Ambassador Twice Sought Safer Embassy
By Thomas W. Lippman
After repeated analyses, the State Department concluded that the Nairobi embassy, while not up to current security standards, was "in compliance [with] the standards for the threat level [perceived] for that post," Assistant Secretary of State Patrick Kennedy said.
Given the urgent need for embassy construction elsewhere, in the former Soviet Union and in countries that have recently moved their capitals, such as Germany and Nigeria, replacement of the Nairobi building could not be put at the top of the list, Kennedy said.
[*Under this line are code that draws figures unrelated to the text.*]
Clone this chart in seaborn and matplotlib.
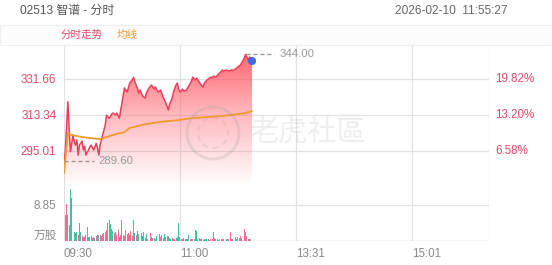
import numpy as np
import pandas as pd
import matplotlib
matplotlib.use("Agg")
import matplotlib.pyplot as plt
import seaborn as sns
from matplotlib.colors import LinearSegmentedColormap
from matplotlib.patches import Circle, Rectangle
from matplotlib.transforms import IdentityTransform

# ---------------- data ----------------
title_left = "02513 智谱 - 分时"
title_right = "2026-02-10  11:55:27"
legend_labels = ["分时走势", "均线"]
pre_close = 276.80
price_ticks = [295.01, 313.34, 331.66]
pct_labels = ["6.58%", "13.20%", "19.82%"]
vol_tick = 8.85
vol_unit = "万股"
time_tick_pos = [0, 90, 180, 270]
time_tick_labels = ["09:30", "11:00", "13:31", "15:01"]
high_price = 344.00
low_price = 289.60

price_minutes = [0, 1, 3, 4, 5, 7, 8, 9, 10, 11, 12, 14, 15, 16, 17, 19, 20, 21, 23, 24,
                 25, 26, 27, 28, 29, 30, 32, 33, 35, 36, 37, 38, 40, 41, 43, 45, 46, 47, 49, 50,
                 51, 53, 54, 55, 57, 58, 59, 61, 63, 64, 66, 68, 70, 71, 73, 75, 77, 78, 80, 81,
                 82, 84, 85, 87, 88, 89, 90, 92, 93, 95, 97, 99, 100, 102, 103, 105, 106, 108, 109, 111,
                 113, 114, 115, 116, 118, 120, 121, 123, 124, 126, 128, 130, 132, 134, 135, 137, 138, 140, 141, 142,
                 143, 144, 145, 146]
price_values = [289.6, 294.5, 319.9, 305.5, 294.4, 303.0, 299.3, 297.8, 300.4, 292.7, 297.8, 299.8, 295.3, 297.3, 292.7, 295.3, 296.8, 297.8, 295.3, 296.8,
                298.8, 296.3, 292.7, 297.8, 300.4, 302.9, 308.0, 313.0, 311.5, 312.0, 313.6, 314.1, 313.1, 314.1, 311.5, 319.2, 323.3, 326.9, 324.8, 326.9,
                329.4, 331.0, 332.3, 329.9, 326.9, 324.3, 325.8, 322.8, 321.7, 324.3, 326.9, 328.4, 326.3, 327.4, 324.8, 325.8, 322.2, 320.7, 317.6, 315.6,
                318.6, 321.7, 324.8, 328.4, 329.4, 326.3, 324.8, 326.3, 325.3, 325.8, 327.9, 330.4, 332.4, 330.9, 331.9, 329.9, 328.8, 327.3, 329.4, 330.9,
                331.9, 332.4, 331.9, 332.9, 332.4, 334.0, 334.5, 336.0, 335.5, 336.0, 335.5, 336.0, 336.0, 337.0, 337.5, 338.6, 339.6, 342.1, 344.0, 342.6,
                341.1, 342.6, 341.6, 340.6]

avg_minutes = [0, 3, 6, 15, 28, 35, 40, 47, 51, 63, 75, 89, 98, 110, 123, 140, 146]
avg_values = [283.5, 303.9, 302.9, 301.8, 300.8, 302.3, 303.3, 304.4, 306.5, 308.4, 309.6, 310.5, 311.4, 312.0, 312.6, 314.0, 315.1]

vol_minutes = list(range(0, 146))
vol_values = [4.8, 6.4, 9.1, 6.4, 4.0, 12.8, 10.6, 3.5, 2.3, 2.0, 2.1, 1.5, 4.4, 2.3, 1.2, 1.1, 1.0, 1.4, 3.5, 0.9,
              1.0, 1.3, 0.7, 1.1, 0.8, 1.2, 1.5, 1.4, 1.5, 1.2, 1.6, 2.0, 2.2, 2.7, 4.4, 5.2, 4.2, 3.0, 2.5, 2.0,
              2.2, 1.5, 2.6, 1.0, 1.4, 5.2, 1.5, 1.2, 2.7, 1.8, 2.0, 1.5, 2.5, 1.2, 5.2, 2.0, 1.4, 2.5, 1.6, 1.0,
              2.0, 1.2, 2.1, 0.8, 1.8, 0.6, 0.9, 2.0, 1.0, 0.7, 0.8, 0.6, 1.2, 0.7, 1.7, 1.0, 1.5, 0.8, 1.6, 0.9,
              1.2, 1.3, 0.8, 0.6, 0.8, 0.5, 0.6, 0.7, 0.9, 4.3, 1.0, 0.6, 0.5, 0.7, 0.4, 0.6, 0.5, 1.5, 0.6, 0.4,
              0.5, 0.6, 2.7, 2.5, 0.5, 0.8, 0.4, 0.5, 0.3, 0.5, 0.4, 0.6, 0.5, 0.3, 0.4, 0.5, 2.3, 0.7, 0.4, 0.5,
              0.3, 0.5, 0.4, 0.6, 0.5, 3.4, 0.5, 0.6, 0.4, 2.2, 0.5, 0.4, 0.6, 1.0, 0.6, 1.0, 0.8, 1.2, 0.7, 1.0,
              3.0, 2.2, 1.2, 0.6, 0.5, 0.5]
vol_dirs = ["r", "r", "r", "r", "r", "g", "g", "g", "g", "r", "g", "r", "g", "g", "r", "g", "r", "g", "r", "g",
            "r", "g", "r", "g", "g", "r", "g", "g", "r", "g", "r", "g", "r", "r", "r", "r", "g", "r", "g", "r",
            "g", "r", "r", "g", "r", "r", "g", "r", "r", "g", "r", "g", "r", "r", "r", "g", "r", "g", "g", "r",
            "r", "g", "g", "r", "g", "r", "r", "r", "g", "r", "g", "r", "g", "r", "g", "r", "g", "r", "g", "r",
            "g", "g", "r", "g", "r", "g", "r", "g", "g", "g", "r", "g", "r", "g", "r", "g", "g", "g", "r", "g",
            "r", "g", "r", "g", "r", "g", "r", "g", "r", "g", "r", "g", "r", "r", "r", "r", "r", "r", "g", "r",
            "g", "r", "g", "r", "r", "r", "g", "r", "r", "r", "g", "r", "g", "r", "g", "r", "g", "r", "g", "r",
            "r", "g", "r", "r", "g", "r"]

# ---------------- style ----------------
sns.set_theme(style="white")
plt.rcParams['font.family'] = ['Liberation Sans', 'Noto Sans CJK SC', 'DejaVu Sans']

RED = "#ec3f5c"
ORANGE = "#f39a2e"
VRED = "#f4557a"
VGREEN = "#22b39a"
GRID = "#e2e2e2"
LABEL_RED = "#e8486a"
GRAY = "#8a8a8a"

W, H = 552, 265
fig = plt.figure(figsize=(W / 100, H / 100), dpi=100)

def fx(x):
    return x / W

def fy(y):
    return 1 - y / H

L, R = 64, 489
TOP, MID, BOT = 45, 186.3, 241
ax = fig.add_axes([fx(L), fy(MID), fx(R - L), (MID - TOP) / H])
axv = fig.add_axes([fx(L), fy(BOT), fx(R - L), (BOT - MID) / H])

XMAX = 330
pmin, pmax = pre_close, pre_close + (MID - TOP) / 1.964
ax.set_xlim(0, XMAX)
ax.set_ylim(pmin, pmax)
axv.set_xlim(0, XMAX)
axv.set_ylim(0, (BOT - MID) / 4.07)

for a in (ax, axv):
    for s in a.spines.values():
        s.set_visible(False)
    a.set_facecolor("none")

# header band
fig.patches.append(Rectangle((0, fy(45)), 1, 20 / H, transform=fig.transFigure,
                             facecolor="#fcfcfc", edgecolor="#efefef", lw=0.8, zorder=0))
fig.text(fx(20), fy(11), title_left, fontsize=8.6, color="#555555", va="center", ha="left",
         family=['Liberation Sans', 'Noto Sans CJK SC'])
fig.text(fx(508), fy(11), title_right, fontsize=8.6, color="#666666", va="center", ha="right")
fig.text(fx(61), fy(35), legend_labels[0], fontsize=7.6, color=LABEL_RED, va="center", ha="left",
         family=['Noto Sans CJK SC'])
fig.text(fx(117), fy(35), legend_labels[1], fontsize=7.6, color=ORANGE, va="center", ha="left",
         family=['Noto Sans CJK SC'])

# grid lines
for xv in [0, 90, 180, 270, XMAX]:
    ax.axvline(xv, color=GRID, lw=0.9, zorder=0.5)
    axv.axvline(xv, color=GRID, lw=0.9, zorder=0.5)
for yv in price_ticks:
    ax.axhline(yv, color=GRID, lw=0.9, zorder=0.5)
axv.axhline(vol_tick, color=GRID, lw=0.9, zorder=0.5)
axv.axhline(0, color="#d6d6d6", lw=1.0, zorder=0.5)

# watermark
fig.add_artist(Circle((213, H - 133), 26, transform=IdentityTransform(), fill=False,
                      edgecolor=(0.6, 0.6, 0.6, 0.22), lw=2.0, zorder=5))
fig.add_artist(Circle((213, H - 133), 15, transform=IdentityTransform(), fill=False,
                      edgecolor=(0.6, 0.6, 0.6, 0.18), lw=1.5, ls=(0, (3, 2)), zorder=5))
fig.text(fx(249), fy(133), "老虎社區", fontsize=21, color=(0.6, 0.6, 0.6, 0.16), va="center", ha="left",
         family=['Noto Sans CJK TC'], zorder=5)

# price fill with gradient
poly = ax.fill_between(price_minutes, price_values, pmin, facecolor="none", edgecolor="none")
cmap = LinearSegmentedColormap.from_list("g", [(1, 0.35, 0.40, 0.0), (1, 0.35, 0.40, 0.42), (1, 0.32, 0.37, 0.95)])
grad = np.linspace(0, 1, 256).reshape(-1, 1)
im = ax.imshow(grad, extent=[0, max(price_minutes), pmin, pmax], aspect="auto", origin="lower",
               cmap=cmap, zorder=1, interpolation="bilinear")
im.set_clip_path(poly.get_paths()[0], transform=ax.transData)

df_p = pd.DataFrame({"minute": price_minutes, "price": price_values})
df_a = pd.DataFrame({"minute": avg_minutes, "avg": avg_values})
sns.lineplot(data=df_p, x="minute", y="price", ax=ax, color=RED, lw=1.1, estimator=None, zorder=3)
sns.lineplot(data=df_a, x="minute", y="avg", ax=ax, color=ORANGE, lw=1.3, estimator=None, zorder=3)
ax.scatter([price_minutes[-1]], [price_values[-1]], s=34, color="#4169e1", zorder=6, edgecolor="none")

# high / low markers
hi_i = price_values.index(high_price)
lo_i = price_values.index(low_price)
ax.plot([price_minutes[hi_i], price_minutes[hi_i] + 22], [high_price, high_price], color="#999999",
        lw=1.0, ls=(0, (3, 2)), zorder=4)
ax.text(price_minutes[hi_i] + 26, high_price, f"{high_price:.2f}", color="#999999", fontsize=8.2,
        va="center", ha="left", zorder=6)
ax.plot([price_minutes[lo_i], price_minutes[lo_i] + 23], [low_price, low_price], color="#999999",
        lw=1.0, ls=(0, (3, 2)), zorder=4)
ax.text(price_minutes[lo_i] + 26.5, low_price, f"{low_price:.2f}", color="#999999", fontsize=8.2,
        va="center", ha="left", zorder=6)

# volume bars
vcolors = [VRED if d == "r" else VGREEN for d in vol_dirs]
axv.bar(vol_minutes, vol_values, width=0.75, color=vcolors, alpha=0.85, zorder=2, linewidth=0)

# ticks / labels
ax.set_xticks([])
ax.set_yticks(price_ticks)
ax.set_yticklabels([f"{v:.2f}" for v in price_ticks], color=LABEL_RED, fontsize=8.4)
ax.tick_params(axis="y", length=0, pad=5.5)
ax.set_xlabel("")
ax.set_ylabel("")
for v, lab in zip(price_ticks, pct_labels):
    ax.text(1 + 6 / (R - L), v, lab, transform=ax.get_yaxis_transform(), color=LABEL_RED,
            fontsize=8.4, va="center", ha="left")

axv.set_yticks([vol_tick])
axv.set_yticklabels([f"{vol_tick:.2f}"], color=GRAY, fontsize=8.4)
axv.tick_params(axis="y", length=0, pad=5.5)
axv.text(-7 / (R - L), (BOT - 235.7) / 4.07, vol_unit, transform=axv.get_yaxis_transform(),
         color=GRAY, fontsize=8.4, va="center", ha="right", family=['Noto Sans CJK SC'])
axv.set_xticks(time_tick_pos)
axv.set_xticklabels(time_tick_labels, color=GRAY, fontsize=8.4)
for t in axv.get_xticklabels():
    t.set_horizontalalignment("left")
axv.tick_params(axis="x", length=0, pad=5)
axv.set_xlabel("")
axv.set_ylabel("")

fig.savefig("out.png", dpi=100)
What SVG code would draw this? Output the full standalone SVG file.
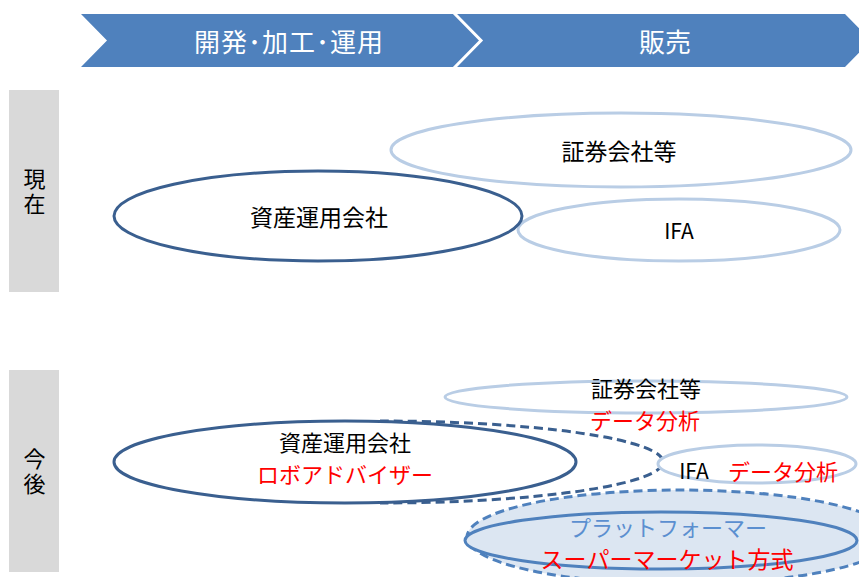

"I've been a foreign service officer for 25 years," said Kennedy, his voice breaking with emotion as he briefed reporters. "The fact is, we did the very best we could, given what we had. We set priorities. . . . No one has all the money to meet all the needs all at the same time."
Even if the department had approved Bushnell's recommendation, the decision would not have prevented the lethal bombing last Friday that killed 12 Americans and 235 Kenyans because it would have taken several years to find a site, obtain funding from Congress and design and build a new embassy, administration officials said.
According to Kennedy, who until Tuesday was acting assistant secretary for diplomatic security in addition to his duties as assistant secretary for administration, the department has been analyzing security problems at the Nairobi embassy since 1994 and making what improvements it could afford.
Additional improvements had been scheduled for later this year, he said, but he added that it is unlikely these changes would have prevented or mitigated the effects of the devastating truck bomb that ripped the embassy apart last week.
He said Bushnell, a career foreign service officer, was apparently not motivated by any specific threat or incident when she submitted a request for a replacement building, first through regular channels and then, in May, directly to Secretary of State Madeleine K. Albright -- an appeal that Albright did not mention when she was asked about the bombing in a televised interview on Sunday.
Kennedy said the department agreed with Bushnell that simply by virtue of being situated directly along a major street, at a busy intersection, the embassy fell short of current security standards, which call for 100-foot setbacks. "We have setback problems all over the world," he said, noting that embassies in several capitals, from Rome to Hanoi, are on major thoroughfares.
When Bushnell recommended the construction of a new building, Kennedy said, her request was taken up in the department's annual review of embassy and consulate construction priorities. That review, he said, considers such issues as the level of protection compared to the perceived threat, the ability of embassy employees to do their jobs in the existing building, "foreign policy concerns" and the availability of money.
In May, Bushnell "communicated with the secretary and with Undersecretary [for management Bonnie] Cohen," Kennedy said. "She indicated that constraints were endangering embassy personnel" and renewed her appeal for a new embassy.
But Cohen responded that Nairobi remained "ranked low in relative priority compared to the needs of other embassies," Kennedy said. Bushnell, who has remained in Nairobi, has not discussed publicly her campaign for a more secure embassy. She could not be reached for comment last night.
Earlier yesterday, President Clinton directed his senior national security and law enforcement advisers to draft a package of embassy security improvements, building modifications and possible revisions of U.S. law that can be presented to Congress with an emergency funding request next month, administration officials said. The president said he was committed to replacing the embassies in Nairobi and Dar es Salaam, Tanzania, which were both rendered unusable by the concurrent bombing attacks on Friday.
Key members of Congress have signaled the White House that they would be receptive to such a request.
"We've made a very strong commitment in this area . . . to increase security and embassy construction funding," said Sen. Judd Gregg (R-N.H.), chairman of the Appropriations subcommittee that sets State Department spending levels.
After an overnight flight from California, the president met at the White House with national security adviser Samuel R. "Sandy" Berger, Attorney General Janet Reno, Undersecretary of State Thomas Pickering, CIA Director George J. Tenet, Defense Secretary William S. Cohen and senior military officials to begin crafting the package of security improvements, White House spokesman P.J. Crowley said.
Earlier, Clinton conferred by telephone with Albright, who left early yesterday for Germany, from where she accompanied the bodies of 10 of the 12 Americans killed in Nairobi on their return to the United States. She is to arrive in Washington with the victims this morning and to be met by Clinton for a ceremony at Andrews Air Force Base.
Yesterday, seven of those injured in the blasts arrived at the base, six for treatment at the Walter Reed Army Medical Center.